For intervals = [[1,4],[3,6],[2,8]].

• With interval i = [1,4], there is no other interval j such that covers i or j covers i.

• With interval i = [3,6], there is interval j = [2,8] convering i. Remove [3,6] from intervals.

Final intervals = [[1,4],[2,8]].

Code

#include <vector>
#include <iostream>
using namespace std;
inline bool isCovered(vector<int>& i, vector<int>& j) {
    return j[0] <= i[0] && i[1] <= j[1];
}
int removeCoveredIntervals(vector<vector<int>>& intervals) {
    int i = 0;
    while (i < intervals.size() - 1) {
        int j = i + 1;
        bool erase_i = false;
        while (j < intervals.size()) {
            if (isCovered(intervals[i], intervals[j])) {
                intervals.erase(intervals.begin() + i);
                erase_i = true;
                break;
            } else if (isCovered(intervals[j], intervals[i])) {
                intervals.erase(intervals.begin() + j);
            } else {
                j++;
            }
        }
        if (!erase_i) {
            i++;
        }
    }
    return intervals.size();
}
int main() {
    vector<vector<int>> intervals{{1,4},{3,6},{2,8}};
    cout << removeCoveredIntervals(intervals) << endl;
    intervals = {{1,4},{2,3}};
    cout << removeCoveredIntervals(intervals) << endl;
}

Output:
2
1

Complexity

• Runtime: O(N^3), where N = intervals.length.

• Extra space: O(1).

Solution 2: Using dictionary order

You might know how to look up words in a dictionary.

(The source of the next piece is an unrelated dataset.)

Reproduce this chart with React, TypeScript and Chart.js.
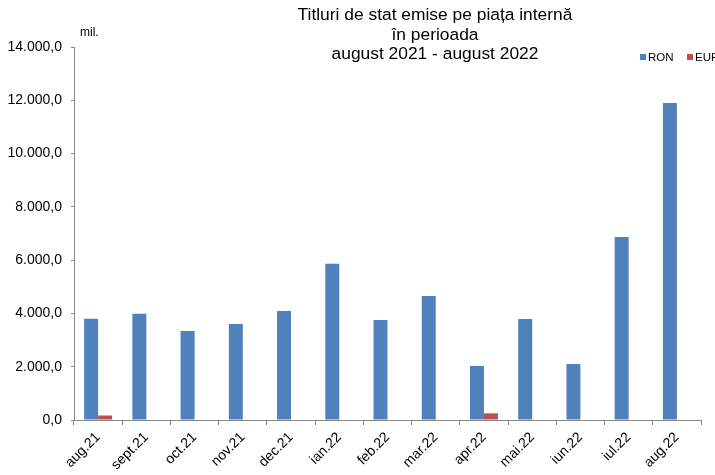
import React, { useEffect, useRef } from "react";
import { Chart, registerables } from "chart.js";

Chart.register(...registerables);

const categories = ["aug.21", "sept.21", "oct.21", "nov.21", "dec.21", "ian.22", "feb.22", "mar.22", "apr.22", "mai.22", "iun.22", "iul.22", "aug.22"];
const ronValues = [3800, 3990, 3340, 3600, 4090, 5860, 3750, 4650, 2030, 3790, 2100, 6870, 11900];
const eurValues = [170, 0, 0, 0, 0, 0, 0, 0, 250, 0, 0, 0, 0];
const titleLines = ["Titluri de stat emise pe piața internă", "în perioada", "august 2021 - august 2022"];
const seriesNames = ["RON", "EUR"];
const unitLabel = "mil.";

const FONT = "'Liberation Sans', Arial, sans-serif";

function fmt(v: number): string {
  const fixed = v.toFixed(1);
  const [intPart, dec] = fixed.split(".");
  const withSep = intPart.replace(/\B(?=(\d{3})+(?!\d))/g, ".");
  return withSep + "," + dec;
}

const decorPlugin = {
  id: "decor",
  afterDraw(chart: any) {
    const ctx = chart.ctx;
    ctx.save();
    ctx.fillStyle = "#000";
    ctx.textBaseline = "middle";
    ctx.textAlign = "center";
    ctx.font = `17.4px ${FONT}`;
    const centers = [[435, 15], [435, 35], [435, 54]];
    titleLines.forEach((t, i) => ctx.fillText(t, centers[i][0], centers[i][1]));
    ctx.font = `12px ${FONT}`;
    ctx.textAlign = "left";
    ctx.fillText(unitLabel, 80, 33);
    // legend
    const colors = ["#4F81BD", "#C0504D"];
    const xs = [640, 687];
    ctx.font = `11.5px ${FONT}`;
    seriesNames.forEach((n, i) => {
      ctx.fillStyle = colors[i];
      ctx.fillRect(xs[i], 54, 6, 6);
      ctx.fillStyle = "#000";
      ctx.fillText(n, xs[i] + 8, 57.5);
    });
    ctx.restore();
  },
};

export default function App() {
  const ref = useRef<HTMLCanvasElement>(null);
  useEffect(() => {
    if (!ref.current) return;
    const chart = new Chart(ref.current, {
      type: "bar",
      data: {
        labels: categories,
        datasets: [
          { label: seriesNames[0], data: ronValues, backgroundColor: "#4F81BD", categoryPercentage: 0.58, barPercentage: 1.0 },
          { label: seriesNames[1], data: eurValues, backgroundColor: "#C0504D", categoryPercentage: 0.58, barPercentage: 1.0 },
        ],
      },
      options: {
        animation: false,
        responsive: true,
        maintainAspectRatio: false,
        layout: { padding: { top: 47, right: 14, left: 0, bottom: 0 } },
        plugins: { legend: { display: false }, title: { display: false }, tooltip: { enabled: false } },
        scales: {
          x: {
            grid: { display: true, offset: true, drawOnChartArea: false, drawTicks: true, tickLength: 5, color: "#868686" },
            border: { display: true, color: "#868686" },
            ticks: { color: "#000", font: { family: FONT, size: 14 }, maxRotation: 45, minRotation: 45, autoSkip: false, padding: 4 },
            afterFit: (s: any) => { s.height = 55; },
          },
          y: {
            min: 0,
            max: 14000,
            grid: { display: true, drawOnChartArea: false, drawTicks: true, tickLength: 3, color: "#868686" },
            border: { display: true, color: "#868686" },
            ticks: { stepSize: 2000, color: "#000", font: { family: FONT, size: 14 }, padding: 9, callback: (v: any) => fmt(Number(v)) },
            afterFit: (s: any) => { s.width = 74; },
          },
        },
      },
      plugins: [decorPlugin],
    });
    return () => chart.destroy();
  }, []);
  return (
    <div style={{ position: "absolute", left: 0, top: 0, width: 715, height: 475, background: "#fff" }}>
      <canvas ref={ref} />
    </div>
  );
}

The word apple appears before candy in the dictionary because the starting letter a of apple appears before c of candy in the English alphabet.

And apple appears after animal since the next letter p appears after n.

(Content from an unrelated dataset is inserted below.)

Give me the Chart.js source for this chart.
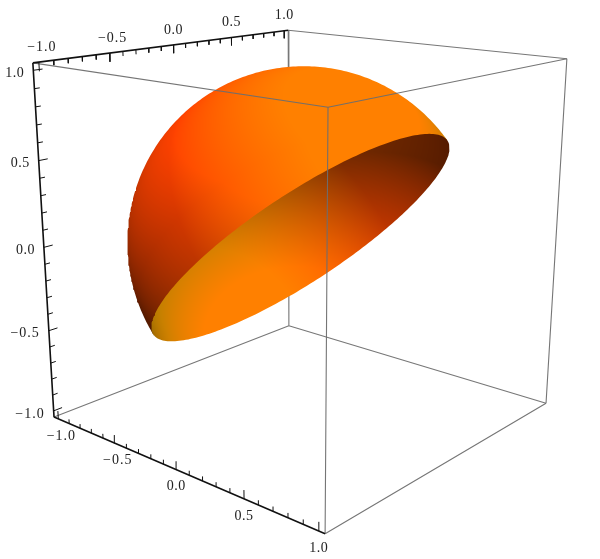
<!DOCTYPE html>
<html><head><meta charset="utf-8">
<style>html,body{margin:0;padding:0;background:#fff}canvas{display:block}</style>
<script src="https://cdn.jsdelivr.net/npm/chart.js@4"></script>
</head><body><canvas id="c" width="600" height="559"></canvas>
<script>
// Tick values on the three box axes
const majorTicks = [-1.0, -0.5, 0.0, 0.5, 1.0];
const minorTicks = [-0.9,-0.8,-0.7,-0.6,-0.4,-0.3,-0.2,-0.1,0.1,0.2,0.3,0.4,0.6,0.7,0.8,0.9];
const tickLabels = ['\u22121.0','\u22120.5','0.0','0.5','1.0'];

// Box half-width (the range plus its padding) and where each corner falls on the picture
const boxHalf = 1.04;
const boxCorners = [[-1,-1,1],[1,-1,1],[-1,1,1],[1,1,1],[-1,-1,-1],[1,-1,-1],[-1,1,-1],[1,1,-1]];
const cornerX = [33,288,328,567,54,289,325,546];
const cornerY = [63,30,107,59,417,326,534,403];

// The surface: a sphere of this radius, kept where dot(p, cutNormal) < 0
const sphereRadius = 1;
const cutNormal = [0, Math.SQRT1_2, -Math.SQRT1_2];
// Surface colour and lights (ambient, then directional, in image coordinates)
const surfaceColor = [1, 0.5, 0];
const ambientLight = [0.312, 0.188];
const lightColors = [[0.8,0.38],[0.25,0.8],[0.25,0.25]];
const lightDirs = [[-0.25,0.8,0.5],[0.62,0.45,0.45],[0.3,-0.6,0.35]];

const dot=(p,q)=>p[0]*q[0]+p[1]*q[1]+p[2]*q[2];
const add=(p,q,k)=>[p[0]+k*q[0],p[1]+k*q[1],p[2]+k*q[2]];
const unit=p=>{const l=Math.hypot(...p);return p.map(v=>v/l);};
const cross=(p,q)=>[p[1]*q[2]-p[2]*q[1],p[2]*q[0]-p[0]*q[2],p[0]*q[1]-p[1]*q[0]];

// --- projection fitted to the box corners ---
function fitProjection(){
  const A=[],B=[];
  boxCorners.forEach((p,i)=>{
    const [a,b,z]=p.map(v=>v*boxHalf),u=cornerX[i],v=cornerY[i];
    A.push([a,b,z,1,0,0,0,0,-u*a,-u*b,-u*z]);B.push(u);
    A.push([0,0,0,0,a,b,z,1,-v*a,-v*b,-v*z]);B.push(v);
  });
  const n=11,M=[];
  for(let i=0;i<n;i++){M.push([]);for(let j=0;j<=n;j++){let s=0;
    for(let k=0;k<A.length;k++)s+=A[k][i]*(j<n?A[k][j]:B[k]);M[i].push(s);}}
  for(let i=0;i<n;i++){let p=i;for(let r=i+1;r<n;r++)if(Math.abs(M[r][i])>Math.abs(M[p][i]))p=r;
    [M[i],M[p]]=[M[p],M[i]];
    for(let r=0;r<n;r++)if(r!==i){const f=M[r][i]/M[i][i];for(let j=i;j<=n;j++)M[r][j]-=f*M[i][j];}}
  return M.map((r,i)=>r[n]/r[i]);
}
const P=fitProjection();
function proj(a,b,z){const w=P[8]*a+P[9]*b+P[10]*z+1;
  return {x:(P[0]*a+P[1]*b+P[2]*z+P[3])/w,y:(P[4]*a+P[5]*b+P[6]*z+P[7])/w};}

// inverse of the left 3x3 of the projection, and the camera position
const M3=[[P[0],P[1],P[2]],[P[4],P[5],P[6]],[P[8],P[9],P[10]]];
const det=dot(M3[0],cross(M3[1],M3[2]));
const c0=cross(M3[1],M3[2]).map(v=>v/det),c1=cross(M3[2],M3[0]).map(v=>v/det),c2=cross(M3[0],M3[1]).map(v=>v/det);
const invApply=v=>[c0[0]*v[0]+c1[0]*v[1]+c2[0]*v[2],c0[1]*v[0]+c1[1]*v[1]+c2[1]*v[2],c0[2]*v[0]+c1[2]*v[1]+c2[2]*v[2]];
const cam=invApply([-P[3],-P[7],-1]);

// image frame: toward viewer, up, right
const toward=unit(cam);
const upV=unit(add([0,0,1],toward,-toward[2]));
let rightV=cross(upV,toward);
{const q=proj(rightV[0]*.01,rightV[1]*.01,rightV[2]*.01),o=proj(0,0,0);if(q.x<o.x)rightV=rightV.map(v=>-v);}
const lights3=lightDirs.map(l=>[0,1,2].map(i=>l[0]*rightV[i]+l[1]*upV[i]+l[2]*toward[i]));

function shadeCanvas(far){
  const W=600,H=559,cv=document.createElement('canvas');cv.width=W;cv.height=H;
  const g=cv.getContext('2d'),img=g.createImageData(W,H),d=img.data;
  const cc=dot(cam,cam)-sphereRadius*sphereRadius;
  for(let y=0;y<H;y++)for(let x=0;x<W;x++){
    let D=invApply([x+.5,y+.5,1]);
    if(dot(D,cam)>0)D=D.map(v=>-v);
    const A=dot(D,D),B=dot(D,cam);
    const disc=Math.max(0,B*B-A*cc),s=Math.sqrt(disc);
    const t=far?(-B+s)/A:(-B-s)/A;
    let n=unit(add(cam,D,t));if(far)n=n.map(v=>-v);
    let R=ambientLight[0],G=ambientLight[1];
    lights3.forEach((L,i)=>{const k=Math.max(0,dot(n,L));R+=lightColors[i][0]*k;G+=lightColors[i][1]*k;});
    const o=(y*W+x)*4;
    d[o]=255*Math.min(1,R)*surfaceColor[0];d[o+1]=255*Math.min(1,G)*surfaceColor[1];d[o+2]=0;d[o+3]=255;
  }
  g.putImageData(img,0,0);return cv;
}
const outerCanvas=shadeCanvas(false),innerCanvas=shadeCanvas(true);
const patternOf=cv=>c=>c.chart.ctx.createPattern(cv,'no-repeat');

// --- outlines of the surface, from its 3D definition ---
const nn=unit(cutNormal);
const e1r=[1,0,0],e2r=unit(cross(nn,e1r));
const rimOutline=[];
for(let k=0;k<=240;k++){const t=k/240*2*Math.PI;
  const p=add(e1r.map(v=>v*Math.cos(t)*sphereRadius),e2r,Math.sin(t)*sphereRadius);
  rimOutline.push(proj(p[0],p[1],p[2]));}
const silCenter=cam.map(v=>v*sphereRadius*sphereRadius/dot(cam,cam));
const silRad=Math.sqrt(sphereRadius*sphereRadius-dot(silCenter,silCenter));
const nPerp=add(nn,toward,-dot(nn,toward));
const e1s=unit(nPerp).map(v=>-v),e2s=unit(cross(toward,e1s));
const Tmax=Math.acos(Math.max(-1,Math.min(1,dot(nn,silCenter)/(silRad*Math.hypot(...nPerp)))));
const silOutline=[];
for(let k=0;k<=200;k++){const t=-Tmax+2*Tmax*k/200;
  const p=add(add(silCenter,e1s,silRad*Math.cos(t)),e2s,silRad*Math.sin(t));
  silOutline.push(proj(p[0],p[1],p[2]));}

const h=boxHalf;
const seg=(list)=>{const out=[];list.forEach(([p,q])=>{out.push(proj(...p),proj(...q),{x:null,y:null});});return out;};
const corner=(a,b,z)=>[a*h,b*h,z*h];
const backEdges=seg([[corner(1,-1,1),corner(1,1,1)],[corner(1,-1,1),corner(1,-1,-1)],[corner(1,-1,-1),corner(-1,-1,-1)],[corner(1,-1,-1),corner(1,1,-1)]]);
const frontEdges=seg([[corner(-1,-1,1),corner(-1,1,1)],[corner(-1,1,1),corner(1,1,1)],[corner(-1,1,1),corner(-1,1,-1)],[corner(1,1,1),corner(1,1,-1)],[corner(-1,1,-1),corner(1,1,-1)]]);
const axisEdges=seg([[corner(-1,-1,1),corner(1,-1,1)],[corner(-1,-1,1),corner(-1,-1,-1)],[corner(-1,-1,-1),corner(-1,1,-1)]]);
function tickSegs(vals,lenZ,lenA){const l=[];vals.forEach(v=>{
  l.push([[v,-h,h],[v,-h,h-lenZ]]);
  l.push([[-h,-h,v],[-h+lenA,-h,v]]);
  l.push([[-h,v,-h],[-h,v,-h+lenZ]]);});return seg(l);}
const majorSegs=tickSegs(majorTicks,0.05,0.062);
const minorSegs=tickSegs(minorTicks,0.027,0.036);

const surf=(data,bg)=>({data,fill:'shape',backgroundColor:bg,borderWidth:0,borderColor:'transparent',tension:0,pointRadius:0,showLine:true});
const line=(data,color,w)=>({data,borderColor:color,borderWidth:w,pointRadius:0,showLine:true,spanGaps:false,fill:false,tension:0});

const painted=[
  line(backEdges,'#777',1.1),
  surf(silOutline,patternOf(outerCanvas)),
  surf(rimOutline,patternOf(innerCanvas)),
  line(frontEdges,'rgba(110,110,110,.95)',1.1),
  line(minorSegs,'#111',1),
  line(majorSegs,'#111',1),
  line(axisEdges,'#111',1.6)
];
painted.forEach((d,i)=>{d.order=painted.length-i;});

const labelsPlugin={id:'boxLabels',afterDatasetsDraw(chart){
  const {ctx,scales:s}=chart;ctx.save();
  ctx.font='14px "Liberation Serif"';ctx.fillStyle='#222';ctx.textBaseline='middle';
  const put=(pt,dx,dy,txt,al)=>{ctx.textAlign=al;
    try{ctx.letterSpacing=txt.length>3?'1px':'0.5px';}catch(e){}
    ctx.fillText(txt,s.x.getPixelForValue(pt.x)+dx,s.y.getPixelForValue(pt.y)+dy);};
  majorTicks.forEach((v,i)=>{
    const neg=v<0?3:0;
    put(proj(v,-h,h),neg,-15,tickLabels[i],'center');
    put(proj(-h,-h,v),-9,3,tickLabels[i],'right');
    put(proj(-h,v,-h),neg,17,tickLabels[i],'center');
  });
  ctx.restore();}};

new Chart(document.getElementById('c'),{
  type:'scatter',
  data:{datasets:painted},
  options:{responsive:false,animation:false,events:[],
    layout:{padding:0},
    plugins:{legend:{display:false},tooltip:{enabled:false},title:{display:false}},
    scales:{x:{type:'linear',min:0,max:600,display:false},y:{type:'linear',min:0,max:559,reverse:true,display:false}}},
  plugins:[labelsPlugin]
});
</script></body></html>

The C++ Standard Library uses that dictionary order to compare two std::vectors.

Example 1

Rewriting intervals = [[1,4],[3,6],[2,8]] in dictionary order you get intervals = [[1,4],[2,8],[3,6]]. In this order, the left bounds of the intervals are sorted first.

If intervals is sorted like that, you can avoid bruteforce in Solution 1 by a simpler algorithm.

Check if each interval i covers or is covered by some of the previous ones.

Remember that the left bound of interval i is always bigger than or equal to all left bounds of the previous ones. So,

1. i is covered by some previous interval if the right bound of i is less than some of the right bounds before.

2. Otherwise i can only cover its exact previous one that has the same left bound.

Code

#include <vector>
#include <iostream>
#include <algorithm>
using namespace std;
int removeCoveredIntervals(vector<vector<int>>& intervals) {
    sort(intervals.begin(), intervals.end());
    int count = 0;
    int maxRight = -1;
    int preLeft = -1;
    for (auto& i : intervals) {
        if (i[1] <= maxRight) { // i is covered by some previous interval
            count++;
        } else if (i[0] == preLeft) { // i covers its exact previous one
            count++;
        } else {
            preLeft = i[0];
        }
        maxRight = max(maxRight, i[1]);
    }
    return intervals.size() - count;
}
int main() {
    vector<vector<int>> intervals{{1,4},{3,6},{2,8}};
    cout << removeCoveredIntervals(intervals) << endl;
    intervals = {{1,4},{2,3}};
    cout << removeCoveredIntervals(intervals) << endl;
}

Output:
2
1

Complexity

• Runtime: O(NlogN), where N = intervals.length.

• Extra space: O(1).

Key takeaway

• Two std::vectors can be compared using the dictionary order.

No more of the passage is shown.